Admiración por Picasso
A través de las páginas de sus diarios vamos descubriendo cómo era en realidad este hombre que se parapetaba tras una peluca plateada y una enormes gafas. «No me considero underground, pero siempre he querido hacerme notar». Toda una declaración de intenciones. En la década de los 60, el arte ya no le motivaba («lo que me fascinaban eran las personas»), de ahí que apenas hable de arte al comienzo de estos diarios. Sí lo hace del galerista Leo Castelli, del expresionismo abstracto («era muy macho; Pollock tenía que morir como murió»), de Jasper Johns y Rauschenberg, a quienes Warhol no les caía bien «porque era demasiado pijo y eso les molestaba»»; de Picasso («el artista al que yo más admiraba de toda la Historia por lo prolífico de su obra»)...
El libro está salpicado de anécdotas jugosas.

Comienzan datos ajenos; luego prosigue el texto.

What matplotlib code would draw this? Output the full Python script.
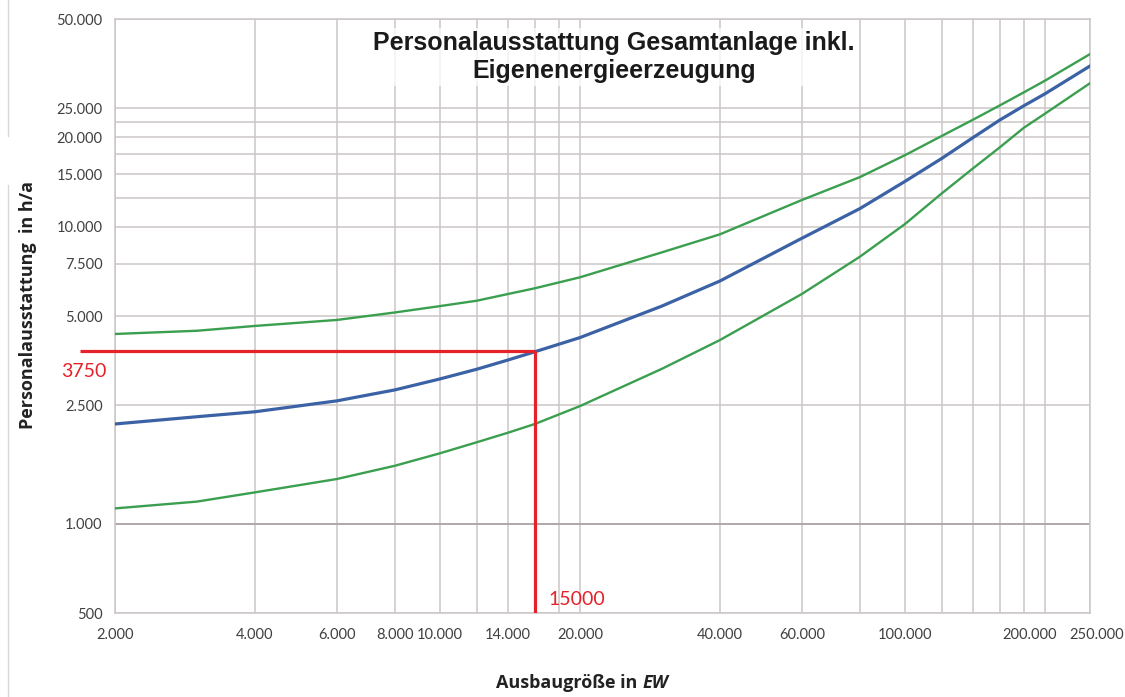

Recuerda las locas fiestas en las que coincidía con Nureyev, Tennessee Williams, Ginsberg, Burroughs o Judy Garland (vio a ésta salir de un ascensor a hombros de cinco tipos); relata cómo se disfrazó con una cabeza de vaca en el célebre baile de disfraces que organizó Truman Capote en el hotel Plaza... Relata con tristeza cómo Bob Dylan cambió el «Elvis» que le regaló Warhol por un sofá; cómo Lou Reed y la Velvet Underground las pasaron canutas (pasaban semanas comiendo sólo avena y donaban sangre para conseguir dinero)... Pero estos diarios son más que meros recuerdos personales. Constituyen un mosaico social de toda una generación: en moda triunfaban los minivestidos de vinilo, Twigy y Mia Farrow se convertían en iconos del nuevo estilo femenino, la droga campaba a sus anchas en los locales de moda como la discoteca Dom y el Gymnasium, irrumpe el «Satisfaction» de los Stones y el «Sgt. Pepper» de los Beatles... La Factory fue blanco de incendiarias acusaciones relacionadas con drogas y homosexuales. «¿Por qué no les da por atacar a los musicales de Broadway, donde seguramente hay más maricas en cualquiera de sus producciones que en toda la Factory?, se pregunta Warhol.

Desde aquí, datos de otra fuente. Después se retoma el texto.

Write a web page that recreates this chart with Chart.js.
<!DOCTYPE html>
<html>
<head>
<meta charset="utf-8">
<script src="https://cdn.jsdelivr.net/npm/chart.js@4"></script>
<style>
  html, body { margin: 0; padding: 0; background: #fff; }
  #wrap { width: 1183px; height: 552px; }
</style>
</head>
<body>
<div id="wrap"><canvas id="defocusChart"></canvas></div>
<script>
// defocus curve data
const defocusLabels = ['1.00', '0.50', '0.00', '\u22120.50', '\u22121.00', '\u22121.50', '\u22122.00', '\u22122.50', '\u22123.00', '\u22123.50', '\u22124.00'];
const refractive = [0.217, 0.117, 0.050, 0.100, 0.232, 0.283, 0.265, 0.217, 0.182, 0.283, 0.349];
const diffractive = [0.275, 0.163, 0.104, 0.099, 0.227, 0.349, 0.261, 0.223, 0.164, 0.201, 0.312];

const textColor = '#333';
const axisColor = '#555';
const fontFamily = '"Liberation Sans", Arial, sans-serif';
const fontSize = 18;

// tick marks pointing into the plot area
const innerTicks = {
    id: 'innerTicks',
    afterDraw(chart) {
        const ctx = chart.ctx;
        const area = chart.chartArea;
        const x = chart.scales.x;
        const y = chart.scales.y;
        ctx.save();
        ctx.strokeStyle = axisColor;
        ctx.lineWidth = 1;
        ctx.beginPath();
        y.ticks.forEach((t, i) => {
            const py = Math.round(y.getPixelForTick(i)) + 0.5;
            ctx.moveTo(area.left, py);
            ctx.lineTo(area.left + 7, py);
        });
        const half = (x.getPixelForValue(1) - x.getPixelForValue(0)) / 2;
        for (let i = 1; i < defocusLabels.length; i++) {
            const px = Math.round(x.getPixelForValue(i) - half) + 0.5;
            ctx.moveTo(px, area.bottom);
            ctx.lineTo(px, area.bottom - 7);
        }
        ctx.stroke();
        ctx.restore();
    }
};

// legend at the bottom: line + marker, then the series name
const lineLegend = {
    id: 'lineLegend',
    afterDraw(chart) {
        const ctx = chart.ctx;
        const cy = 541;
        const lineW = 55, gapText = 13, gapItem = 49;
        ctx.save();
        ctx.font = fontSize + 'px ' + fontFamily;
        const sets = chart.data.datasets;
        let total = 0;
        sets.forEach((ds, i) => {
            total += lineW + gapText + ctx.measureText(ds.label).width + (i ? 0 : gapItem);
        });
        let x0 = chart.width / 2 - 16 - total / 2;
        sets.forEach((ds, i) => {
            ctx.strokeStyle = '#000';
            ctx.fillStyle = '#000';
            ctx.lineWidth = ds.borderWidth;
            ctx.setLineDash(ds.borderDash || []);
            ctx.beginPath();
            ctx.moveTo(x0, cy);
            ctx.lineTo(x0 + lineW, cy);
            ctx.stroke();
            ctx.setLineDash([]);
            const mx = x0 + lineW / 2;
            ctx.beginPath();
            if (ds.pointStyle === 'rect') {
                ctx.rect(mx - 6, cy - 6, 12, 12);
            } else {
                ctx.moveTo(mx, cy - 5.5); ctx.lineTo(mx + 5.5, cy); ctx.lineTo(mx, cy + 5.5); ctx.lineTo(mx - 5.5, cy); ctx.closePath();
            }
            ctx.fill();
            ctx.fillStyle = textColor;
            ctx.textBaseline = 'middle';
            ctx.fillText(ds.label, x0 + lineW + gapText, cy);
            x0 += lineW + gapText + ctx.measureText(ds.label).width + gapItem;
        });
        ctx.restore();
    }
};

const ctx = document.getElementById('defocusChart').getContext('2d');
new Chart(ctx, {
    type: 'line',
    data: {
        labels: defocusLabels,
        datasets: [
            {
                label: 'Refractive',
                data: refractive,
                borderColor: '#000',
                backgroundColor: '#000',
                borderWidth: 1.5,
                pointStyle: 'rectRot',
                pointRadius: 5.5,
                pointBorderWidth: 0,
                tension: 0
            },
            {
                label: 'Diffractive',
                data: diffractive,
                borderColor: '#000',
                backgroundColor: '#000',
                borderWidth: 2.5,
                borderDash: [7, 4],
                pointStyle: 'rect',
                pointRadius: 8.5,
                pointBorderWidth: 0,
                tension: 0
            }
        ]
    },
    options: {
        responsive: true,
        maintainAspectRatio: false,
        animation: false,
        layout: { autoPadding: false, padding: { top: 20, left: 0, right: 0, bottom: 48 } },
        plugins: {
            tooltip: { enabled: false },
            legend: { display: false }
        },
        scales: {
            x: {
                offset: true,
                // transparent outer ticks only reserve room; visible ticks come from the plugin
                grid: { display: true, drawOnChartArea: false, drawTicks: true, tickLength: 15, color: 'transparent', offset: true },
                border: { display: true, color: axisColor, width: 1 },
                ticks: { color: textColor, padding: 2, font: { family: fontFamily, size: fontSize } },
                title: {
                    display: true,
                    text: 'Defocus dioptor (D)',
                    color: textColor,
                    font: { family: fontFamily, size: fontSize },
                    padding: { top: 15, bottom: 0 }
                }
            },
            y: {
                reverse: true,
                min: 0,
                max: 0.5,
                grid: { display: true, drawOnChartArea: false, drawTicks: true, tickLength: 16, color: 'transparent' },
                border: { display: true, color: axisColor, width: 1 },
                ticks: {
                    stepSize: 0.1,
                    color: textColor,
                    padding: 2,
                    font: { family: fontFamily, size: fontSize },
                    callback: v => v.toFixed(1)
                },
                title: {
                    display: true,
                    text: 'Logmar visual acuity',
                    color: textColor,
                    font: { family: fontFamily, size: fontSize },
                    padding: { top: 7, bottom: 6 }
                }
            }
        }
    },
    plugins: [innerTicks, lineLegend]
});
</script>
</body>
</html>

Pero si hay un capítulo que despierta morbo en este libro es el relacionado con su intento de asesinato en 1968. Cuenta con pelos y señales cómo Valerie Solanas, fundadora de la Sociedad para el Exterminio del Macho, fue un día a la Factory y le disparó dos balazos, que le perforaron estómago, hígado, bazo, esófago y pulmones. Estuvo cinco horas en el quirófano; su cuerpo acabó cosido a cicatrices: «Me miraba el cuerpo y daba miedo». «El tiroteo -cuenta Warhol- dio una nueva perspectiva a mis recuerdos y a todos los chalados con los que pasaba tanto tiempo». Se acordó de la joven que años antes disparó contra unos cuadros de Marilyn en su estudio, del chico que jugaba a la ruleta rusa en la Factory... «Cada vez que oía el ascensor detenerse me ponía nervioso. Antes me gustaba acompañarme de personas que miraban raro y parecían raras. Ahora me aterroriza». Tan amado como detestado, Andy Warhol propugnaba 15 minutos de fama para todos los mortales; él la consiguió eternamente.